Denn nach den allgemein zugänglichen Informationen haben sich damals vor etwa dreißig Jahren in der Verwandtschaft des Johannes sehr bemerkenswerte Dinge zugetragen: Ein halbes Jahr nach Johannes wurde in Bethlehem, der Heimatstadt des unvergessenen Königs David, ein gewisser Jesus geboren. Dessen Eltern stammten aus Nazareth und waren beide mit David verwandt.
Noch sind sich Johannes und dieser Jesus, der damals unter so bemerkenswerten Umständen geboren wurde, nicht begegnet; aber vieles – auch mache Äußerungen des Täufers – deuten darauf hin, dass dieser Jesus mit den Verheißungen des Propheten Jesaja noch in viel stärkerem Maße verbunden ist.

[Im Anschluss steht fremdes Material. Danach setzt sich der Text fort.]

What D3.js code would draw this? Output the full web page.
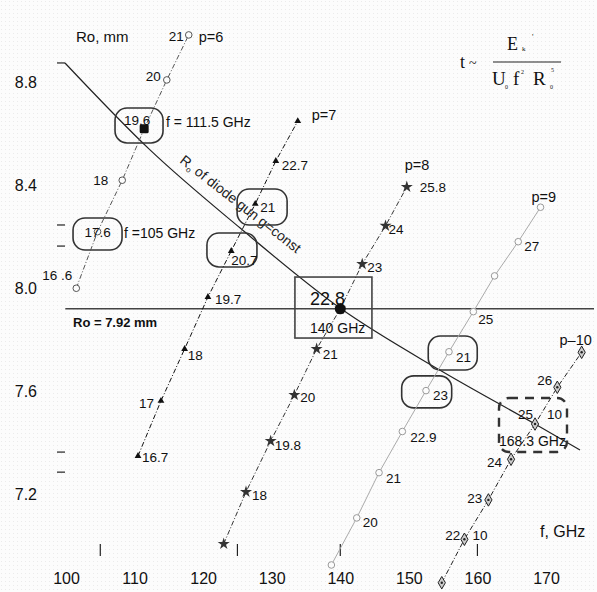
<!DOCTYPE html>
<html><head><meta charset="utf-8">
<script src="https://cdn.jsdelivr.net/npm/d3@7"></script>
<style>body{margin:0;background:#fff}svg{display:block}</style>
</head><body><svg id="c" width="597" height="592"></svg>
<script>
// ---------------- data ----------------
const xTicks = [100, 110, 120, 130, 140, 150, 160, 170];
const yTicks = [7.2, 7.6, 8.0, 8.4, 8.8];

const p6F = [101.5, 104.6, 108.2, 111.4, 114.7, 117.9];
const p6R = [8.00, 8.22, 8.42, 8.62, 8.81, 8.985];
const p6Lab = ["16 .6", "17.6", "18", "19.6", "20", "21"];

const p7F = [110.5, 113.85, 117.3, 120.7, 124.1, 127.6, 130.6, 133.8];
const p7R = [7.348, 7.562, 7.764, 7.966, 8.145, 8.328, 8.495, 8.65];
const p7Lab = ["16.7", "17", "18", "19.7", "20.7", "21", "22.7", ""];

const p8F = [123.0, 126.25, 129.85, 133.3, 136.55, 140.0, 143.2, 146.6, 149.7];
const p8R = [7.006, 7.208, 7.406, 7.585, 7.764, 7.92, 8.094, 8.243, 8.394];
const p8Lab = ["", "18", "19.8", "20", "21", "", "23", "24", "25.8"];

const p9F = [138.7, 142.4, 145.65, 149.05, 152.5, 155.85, 159.4, 162.5, 165.95, 169.2];
const p9R = [6.924, 7.107, 7.283, 7.443, 7.602, 7.753, 7.909, 8.048, 8.181, 8.315];
const p9Lab = ["", "20", "21", "22.9", "23", "21", "25", "", "27", ""];

const p10F = [154.8, 158.1, 161.6, 164.9, 168.4, 171.65, 175.2];
const p10R = [6.855, 7.024, 7.177, 7.335, 7.472, 7.615, 7.751];
const p10Lab = ["", "22", "23", "24", "25", "26", ""];
const p10Lab2 = ["", "10", "", "", "10", "", ""];

const seriesNames = ["p=6", "p=7", "p=8", "p=9", "p\u201310"];

// R0 of diode gun, g = const
const diodeF = [99.85, 112.25, 125.4, 139.96, 154.5, 168.4, 174.96];
const diodeR = [8.876, 8.538, 8.234, 7.923, 7.682, 7.472, 7.371];

const refRo = 7.92;
const refLineF = [99.9, 177.0];
const fMarks = [105, 125, 140, 160];
const rMarks = [8.876, 8.246, 8.164, 7.363, 7.285];

// ---------------- scales ----------------
const svg = d3.select("#c");
const W = 597, H = 592;
const x = d3.scaleLinear().domain([100, 170]).range([66, 546]);
const y = d3.scaleLinear().domain([7.2, 8.8]).range([494, 82.5]);

// background with faint dot texture
const defs = svg.append("defs");
const pat = defs.append("pattern").attr("id", "dots").attr("width", 4).attr("height", 4)
  .attr("patternUnits", "userSpaceOnUse");
pat.append("rect").attr("width", 4).attr("height", 4).attr("fill", "#fcfcfc");
pat.append("rect").attr("x", 1).attr("y", 1).attr("width", 1).attr("height", 1).attr("fill", "#ebebeb");
svg.append("rect").attr("width", W).attr("height", H).attr("fill", "url(#dots)");

const FONT = "Liberation Sans, Arial, sans-serif";

// ---------------- axes (labels only) ----------------
const xAxis = d3.axisBottom(x).tickValues(xTicks).tickSize(0).tickPadding(3).tickFormat(d3.format("d"));
const gx = svg.append("g").attr("transform", "translate(0,570)").call(xAxis);
gx.select(".domain").remove();
gx.selectAll("text").attr("font-family", FONT).attr("font-size", 16).attr("fill", "#111");

const yAxis = d3.axisLeft(y).tickValues(yTicks).tickSize(0).tickPadding(3).tickFormat(d3.format(".1f"));
const gy = svg.append("g").attr("transform", "translate(40,0)").call(yAxis);
gy.select(".domain").remove();
gy.selectAll("text").attr("font-family", FONT).attr("font-size", 16).attr("fill", "#111");

svg.append("text").attr("x", 76).attr("y", 42).attr("font-family", FONT).attr("font-size", 15)
  .attr("fill", "#111").text("Ro, mm");
svg.append("text").attr("x", 540).attr("y", 537).attr("font-family", FONT).attr("font-size", 16)
  .attr("fill", "#111").text("f, GHz");

// small marks
svg.append("g").selectAll("line").data(fMarks).join("line")
  .attr("x1", d => x(d)).attr("x2", d => x(d)).attr("y1", 544).attr("y2", 556)
  .attr("stroke", "#222").attr("stroke-width", 1.2);
svg.append("g").selectAll("line").data(rMarks).join("line")
  .attr("x1", 57).attr("x2", 65).attr("y1", d => y(d)).attr("y2", d => y(d))
  .attr("stroke", "#222").attr("stroke-width", 1.2);

// reference Ro line
svg.append("line").attr("x1", x(refLineF[0])).attr("x2", x(refLineF[1]))
  .attr("y1", y(refRo)).attr("y2", y(refRo)).attr("stroke", "#444").attr("stroke-width", 1.5);
svg.append("text").attr("x", 73).attr("y", 327).attr("font-family", FONT).attr("font-size", 13)
  .attr("font-weight", "bold").attr("fill", "#111").text("Ro = " + refRo + " mm");

// diode gun curve
const diode = diodeF.map((f, i) => [f, diodeR[i]]);
svg.append("path").datum(diode)
  .attr("d", d3.line().x(d => x(d[0])).y(d => y(d[1])).curve(d3.curveMonotoneX))
  .attr("fill", "none").attr("stroke", "#222").attr("stroke-width", 1.2);
const dt = svg.append("text").attr("font-family", FONT).attr("font-size", 14).attr("fill", "#222")
  .attr("transform", "translate(179,162) rotate(38)");
dt.append("tspan").text("R");
dt.append("tspan").attr("font-size", 8).attr("dy", 3).text("o");
dt.append("tspan").attr("dy", -3).text(" of diode gun g=const");

// ---------------- annotation shapes ----------------
const pills = [
  {f: 110.65, R: 8.633, w: 48, h: 35},
  {f: 104.6, R: 8.211, w: 49, h: 32},
  {f: 128.6, R: 8.316, w: 50, h: 36},
  {f: 124.2, R: 8.149, w: 50, h: 34},
  {f: 156.4, R: 7.748, w: 49, h: 34},
  {f: 152.6, R: 7.597, w: 50, h: 32}
];
svg.append("g").selectAll("rect").data(pills).join("rect")
  .attr("x", d => x(d.f) - d.w / 2).attr("y", d => y(d.R) - d.h / 2)
  .attr("width", d => d.w).attr("height", d => d.h).attr("rx", 12).attr("ry", 12)
  .attr("fill", "none").attr("stroke", "#333").attr("stroke-width", 1.6);
// 140 GHz box
svg.append("rect").attr("x", x(139.0) - 38.5).attr("y", y(7.925) - 30.5).attr("width", 77).attr("height", 61)
  .attr("fill", "none").attr("stroke", "#444").attr("stroke-width", 1.6);
// dashed bracket round 168.3 GHz
svg.append("rect").attr("x", 499).attr("y", 398).attr("width", 68).attr("height", 54).attr("rx", 10)
  .attr("fill", "none").attr("stroke", "#333").attr("stroke-width", 2.4).attr("stroke-dasharray", "9,7");

// ---------------- series ----------------
const series = [
  {F: p6F, R: p6R, L: p6Lab, mk: "circle", col: "#555", lcol: "#555", dash: "5,2,1,2"},
  {F: p7F, R: p7R, L: p7Lab, mk: "triangle", col: "#111", lcol: "#111", dash: "5,2,1,2"},
  {F: p8F, R: p8R, L: p8Lab, mk: "star", col: "#333", lcol: "#333", dash: "5,2,1,2"},
  {F: p9F, R: p9R, L: p9Lab, mk: "circle", col: "#999", lcol: "#aaa", dash: null},
  {F: p10F, R: p10R, L: p10Lab, mk: "diamond", col: "#222", lcol: "#222", dash: "5,2,1,2"}
];
// label placement: [dx, dy, anchor]
const labPos = [
  [[-4,-8,"end"],[0,5,"middle"],[-14,5,"end"],[-7,-4,"middle"],[-6,1,"end"],[-5,6,"end"]],
  [[4,6,"start"],[-7,7,"end"],[3,11,"start"],[7,7,"start"],[0,14,"start"],[5,8,"start"],[6,9,"start"],[0,0,"start"]],
  [[0,0,"start"],[6,8,"start"],[4,9,"start"],[6,7,"start"],[6,10,"start"],[0,0,"start"],[5,8,"start"],[3,8,"start"],[13,5,"start"]],
  [[0,0,"start"],[6,9,"start"],[7,10,"start"],[8,10,"start"],[7,9,"start"],[7,10,"start"],[5,12,"start"],[0,0,"start"],[6,9,"start"],[0,0,"start"]],
  [[0,0,"end"],[-4,1,"end"],[-6,3,"end"],[-9,8,"end"],[-2,-5,"end"],[-5,-2,"end"],[0,0,"end"]]
];
const namePos = [[10,7,"start"],[14,-1,"start"],[-2,-17,"start"],[-9,-5,"start"],[-6,-7,"middle"]];

series.forEach((s, si) => {
  const pts = s.F.map((f, i) => ({f, R: s.R[i], lab: s.L[i], i}));
  const g = svg.append("g");
  g.append("path").datum(pts)
    .attr("d", d3.line().x(d => x(d.f)).y(d => y(d.R)))
    .attr("fill", "none").attr("stroke", s.lcol).attr("stroke-width", 1)
    .attr("stroke-dasharray", s.dash);
  const mg = g.append("g").selectAll("g").data(pts).join("g")
    .attr("transform", d => `translate(${x(d.f)},${y(d.R)})`);
  if (s.mk === "circle") {
    mg.append("circle").attr("r", 3.3).attr("fill", "#fcfcfc").attr("stroke", s.col).attr("stroke-width", 1);
  } else if (s.mk === "triangle") {
    mg.append("path").attr("d", d3.symbol(d3.symbolTriangle, 20)).attr("fill", s.col);
  } else if (s.mk === "star") {
    mg.append("path").attr("d", d3.symbol(d3.symbolStar, 45)).attr("fill", s.col);
  } else {
    mg.append("path").attr("d", d3.symbol(d3.symbolDiamond, 45)).attr("fill", "#ccc").attr("stroke", s.col).attr("stroke-width", 1);
    mg.append("circle").attr("r", 1.2).attr("fill", s.col);
  }
  g.append("g").selectAll("text").data(pts.filter(d => d.lab)).join("text")
    .attr("x", d => x(d.f) + labPos[si][d.i][0]).attr("y", d => y(d.R) + labPos[si][d.i][1])
    .attr("text-anchor", d => labPos[si][d.i][2])
    .attr("font-family", FONT).attr("font-size", 13.5).attr("fill", "#111").text(d => d.lab);
  const last = pts[pts.length - 1];
  svg.append("text").attr("x", x(last.f) + namePos[si][0]).attr("y", y(last.R) + namePos[si][1])
    .attr("text-anchor", namePos[si][2]).attr("font-family", FONT).attr("font-size", 14.5)
    .attr("fill", "#111").text(seriesNames[si]);
});
// second labels (p=10 "10")
svg.append("g").selectAll("text").data(p10F.map((f, i) => ({f, R: p10R[i], t: p10Lab2[i], i})).filter(d => d.t))
  .join("text").attr("x", d => x(d.f) + (d.i === 1 ? 8 : 12)).attr("y", d => y(d.R) + (d.i === 1 ? 1 : -5))
  .attr("font-family", FONT).attr("font-size", 13.5).attr("fill", "#111").text(d => d.t);

// highlighted points
svg.append("rect").attr("x", x(p6F[3]) - 4.5).attr("y", y(p6R[3]) - 4.5).attr("width", 9).attr("height", 9)
  .attr("rx", 1.5).attr("fill", "#111");
svg.append("circle").attr("cx", x(p8F[5])).attr("cy", y(p8R[5])).attr("r", 5.5).attr("fill", "#111");

// annotation texts
const ann = (tx, ty, t, fs) => svg.append("text").attr("x", tx).attr("y", ty).attr("font-family", FONT)
  .attr("font-size", fs).attr("fill", "#111").text(t);
ann(166, 127, "f = 111.5 GHz", 14);
ann(124, 238, "f =105 GHz", 14);
ann(310, 305, "22.8", 18);
ann(310, 333, "140 GHz", 14);
ann(499, 446, "168.3 GHz", 14);

// formula
const SERIF = "Liberation Serif, Times New Roman, serif";
const ft = (tx, ty, t, fs) => svg.append("text").attr("x", tx).attr("y", ty).attr("font-family", SERIF)
  .attr("font-size", fs).attr("fill", "#111").text(t);
ft(460, 68, "t", 18);
ft(469, 68, "~", 14);
svg.append("line").attr("x1", 493).attr("x2", 561).attr("y1", 62).attr("y2", 62).attr("stroke", "#222").attr("stroke-width", 1);
ft(507, 50, "E", 18);
ft(522, 51, "k", 7);
ft(532, 40, "'", 8);
ft(492, 85, "U", 19);
ft(505, 89, "0", 6);
ft(513, 85, "f", 19);
ft(521, 74, "2", 6);
ft(533, 85, "R", 19);
ft(550, 89, "0", 6);
ft(551, 72, "5", 6);
</script></body></html>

Die Erwartungen hier jedenfalls sind hoch und die Atmosphäre ist angespannt, denn [18] mit vielem andern mehr ermahnte Johannes das Volk und predigte. Hier am Jordan ist es jetzt allerdings ruhig geworden. Der Täufer ist zunächst weiter gezogen. Die Menge hat sich verlaufen. Und dann haben wir kurz vor dieser Schaltung eine Nachricht erhalten, die die Situation noch schwieriger machen wird: [19] Herodes, der Landesfürst, der von Johannes zurechtgewiesen wurde wegen seines Verhältnisses mit Herodias, der Frau seines Bruders, und wegen all des Bösen, das er getan hatte, [20] fügte zu dem allen noch dies hinzu: Er warf Johannes ins Gefängnis.

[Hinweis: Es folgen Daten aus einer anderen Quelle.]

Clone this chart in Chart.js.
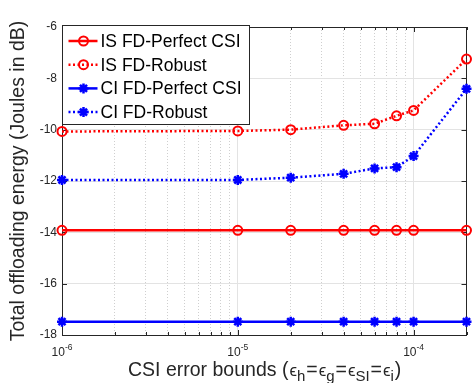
<!DOCTYPE html>
<html lang="en">
<head>
    <meta charset="UTF-8">
    <title>Total offloading energy vs CSI error bounds</title>
    <script src="https://cdn.jsdelivr.net/npm/chart.js"></script>
    <style>
        body {
            margin: 0;
            padding: 0;
            background-color: #ffffff;
        }
        canvas {
            display: block;
        }
    </style>
</head>
<body>
    <canvas id="grafica" width="474" height="383"></canvas>

    <script>
        // datos
        const errorBounds = [1e-6, 1e-5, 2e-5, 4e-5, 6e-5, 8e-5, 1e-4, 2e-4];
        const isPerfect = [-13.92, -13.92, -13.92, -13.92, -13.92, -13.92, -13.92, -13.92];
        const isRobust = [-10.07, -10.05, -10.0, -9.83, -9.77, -9.46, -9.25, -7.25];
        const ciPerfect = [-17.48, -17.48, -17.48, -17.48, -17.48, -17.48, -17.48, -17.48];
        const ciRobust = [-11.96, -11.96, -11.87, -11.72, -11.51, -11.46, -11.03, -8.41];

        const seriesNames = ['IS FD-Perfect CSI', 'IS FD-Robust', 'CI FD-Perfect CSI', 'CI FD-Robust'];
        const xDecades = [1e-6, 1e-5, 1e-4];
        const xExponents = ['-6', '-5', '-4'];
        const yMin = -18, yMax = -6, yStep = 2;

        const FONT = '"Liberation Sans", Arial, Helvetica, sans-serif';
        const AXIS_COLOR = '#262626';
        const RED = '#ff0000';
        const BLUE = '#0000ff';

        function puntos(values) {
            return errorBounds.map((x, i) => ({ x: x, y: values[i] }));
        }

        function isDecade(v) {
            const l = Math.log10(v);
            return Math.abs(l - Math.round(l)) < 1e-9;
        }

        function serie(label, values, color, dotted, marker) {
            return {
                label: label,
                data: puntos(values),
                borderColor: color,
                backgroundColor: color,
                borderWidth: 2.5,
                borderDash: dotted ? [2, 2.5] : [],
                pointStyle: marker,
                pointRadius: marker === 'circle' ? 4.5 : 5,
                pointBorderWidth: marker === 'circle' ? 2 : 2.5,
                pointBorderColor: color,
                pointBackgroundColor: marker === 'circle' ? 'rgba(255,255,255,0)' : color,
                tension: 0,
                clip: false
            };
        }

        // caja, marcas, etiquetas del eje x y leyenda
        const extras = {
            id: 'extras',
            beforeDatasetsDraw(chart) {
                const { ctx, chartArea: a, scales } = chart;
                ctx.save();
                ctx.strokeStyle = AXIS_COLOR;
                ctx.lineWidth = 1;
                ctx.setLineDash([]);
                ctx.beginPath();
                // marcas del eje x (arriba y abajo)
                scales.x.ticks.forEach(t => {
                    const px = Math.round(scales.x.getPixelForValue(t.value)) + 0.5;
                    const len = isDecade(t.value) ? 5 : 3;
                    ctx.moveTo(px, a.bottom); ctx.lineTo(px, a.bottom - len);
                    ctx.moveTo(px, a.top); ctx.lineTo(px, a.top + len);
                });
                scales.y.ticks.forEach(t => {
                    const py = Math.round(scales.y.getPixelForValue(t.value)) + 0.5;
                    ctx.moveTo(a.left, py); ctx.lineTo(a.left + 5, py);
                    ctx.moveTo(a.right, py); ctx.lineTo(a.right - 5, py);
                });
                ctx.stroke();
                ctx.strokeRect(Math.round(a.left) + 0.5, Math.round(a.top) + 0.5,
                    Math.round(a.right - a.left) - 1, Math.round(a.bottom - a.top));
                ctx.restore();
            },
            afterDatasetsDraw(chart) {
                const { ctx, chartArea: a, scales } = chart;
                ctx.save();
                ctx.fillStyle = AXIS_COLOR;
                ctx.textBaseline = 'alphabetic';

                // etiquetas 10^k
                xDecades.forEach((v, i) => {
                    const px = scales.x.getPixelForValue(v);
                    ctx.font = '12px ' + FONT;
                    const wb = ctx.measureText('10').width;
                    ctx.font = '8.5px ' + FONT;
                    const we = ctx.measureText(xExponents[i]).width;
                    const x0 = px - (wb + we) / 2;
                    ctx.font = '12px ' + FONT;
                    ctx.textAlign = 'left';
                    ctx.fillText('10', x0, 356);
                    ctx.font = '8.5px ' + FONT;
                    ctx.fillText(xExponents[i], x0 + wb, 350);
                });

                // titulo del eje x con subindices
                const parts = [
                    ['CSI error bounds ', 19.5, 0, 0], ['(', 19.5, 0, 1],
                    ['\u03f5', 17, 0, 0], ['h', 15, 5, 1], ['=', 19.5, 0, 1],
                    ['\u03f5', 17, 0, 0], ['g', 15, 5, 1], ['=', 19.5, 0, 1],
                    ['\u03f5', 17, 0, 0], ['SI', 15, 5, 1], ['=', 19.5, 0, 1],
                    ['\u03f5', 17, 0, 0], ['i', 15, 5, 1], [')', 19.5, 0, 0]
                ];
                let x = 128;
                parts.forEach(p => {
                    ctx.font = p[1] + 'px ' + FONT;
                    ctx.fillText(p[0], x, 376 + p[2]);
                    x += ctx.measureText(p[0]).width + p[3];
                });

                // leyenda
                const lx = Math.round(a.left) + 0.5, ly = Math.round(a.top) - 1.5;
                const lw = 187, lh = 99;
                ctx.fillStyle = '#ffffff';
                ctx.fillRect(lx, ly, lw, lh);
                ctx.strokeStyle = AXIS_COLOR;
                ctx.lineWidth = 1;
                ctx.strokeRect(lx, ly, lw, lh);

                chart.data.datasets.forEach((ds, i) => {
                    const cy = ly + 15.5 + i * 23.7;
                    ctx.save();
                    ctx.strokeStyle = ds.borderColor;
                    ctx.lineWidth = ds.borderWidth;
                    ctx.setLineDash(ds.borderDash);
                    ctx.beginPath();
                    ctx.moveTo(lx + 6, cy);
                    ctx.lineTo(lx + 35, cy);
                    ctx.stroke();
                    ctx.setLineDash([]);
                    ctx.strokeStyle = ds.pointBorderColor;
                    ctx.fillStyle = ds.pointBackgroundColor;
                    ctx.lineWidth = ds.pointBorderWidth;
                    Chart.helpers.drawPoint(ctx, {
                        pointStyle: ds.pointStyle,
                        radius: ds.pointRadius,
                        borderWidth: ds.pointBorderWidth,
                        rotation: 0
                    }, lx + 21, cy);
                    ctx.restore();
                    ctx.fillStyle = '#000000';
                    ctx.font = '17.5px ' + FONT;
                    ctx.textAlign = 'left';
                    ctx.textBaseline = 'middle';
                    ctx.fillText(ds.label, lx + 38, cy + 1);
                });
                ctx.restore();
            }
        };

        const ctx = document.getElementById('grafica').getContext('2d');

        window.miGrafico = new Chart(ctx, {
            type: 'line',
            data: {
                datasets: [
                    serie(seriesNames[0], isPerfect, RED, false, 'circle'),
                    serie(seriesNames[1], isRobust, RED, true, 'circle'),
                    serie(seriesNames[2], ciPerfect, BLUE, false, 'star'),
                    serie(seriesNames[3], ciRobust, BLUE, true, 'star')
                ]
            },
            options: {
                responsive: false,
                animation: false,
                devicePixelRatio: 1,
                layout: {
                    padding: { top: 27, right: 1, bottom: 0, left: 0 }
                },
                plugins: {
                    legend: { display: false },
                    tooltip: { enabled: false }
                },
                scales: {
                    x: {
                        type: 'logarithmic',
                        min: 1e-6,
                        max: 2e-4,
                        afterBuildTicks: scale => {
                            const t = [];
                            for (let e = -6; e <= -4; e++) {
                                for (let m = 1; m <= 9; m++) {
                                    const v = m * Math.pow(10, e);
                                    if (v <= 2.0001e-4) t.push({ value: v });
                                }
                            }
                            scale.ticks = t;
                        },
                        afterFit: scale => { scale.height = 48; },
                        ticks: { display: false },
                        border: {
                            display: false,
                            dash: c => (c.tick && isDecade(c.tick.value)) ? [] : [1, 2]
                        },
                        grid: {
                            drawTicks: false,
                            lineWidth: 1,
                            color: c => (c.tick && isDecade(c.tick.value)) ? '#e3e3e3' : '#cfcfcf'
                        }
                    },
                    y: {
                        min: yMin,
                        max: yMax,
                        afterFit: scale => { scale.width = 62; },
                        ticks: {
                            stepSize: yStep,
                            padding: 5,
                            color: AXIS_COLOR,
                            font: { family: FONT, size: 12 }
                        },
                        border: { display: false },
                        grid: {
                            drawTicks: false,
                            color: '#e3e3e3',
                            lineWidth: 1
                        },
                        title: {
                            display: true,
                            text: 'Total offloading energy (Joules in dB)',
                            color: AXIS_COLOR,
                            font: { family: FONT, size: 19.5 },
                            padding: { top: 7, bottom: 0 }
                        }
                    }
                }
            },
            plugins: [extras]
        });
    </script>
</body>
</html>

Ich bin gespannt wie es mit dem Täufer und der ganzen Situation hier weiter geht. Und damit gebe ich zurück nach Deutschland ins 21. Jahrhundert.
(kurze Pause) Damit blendet die Regie wieder zurück.
(Ortswechsel: vor dem Altar)
Und der Friede Gottes, der höher ist als alle unsere Vernunft, der stärke und bewahre unsere Herzen und Sinne in Christus Jesus, unserem Bruder und Herrn. Amen.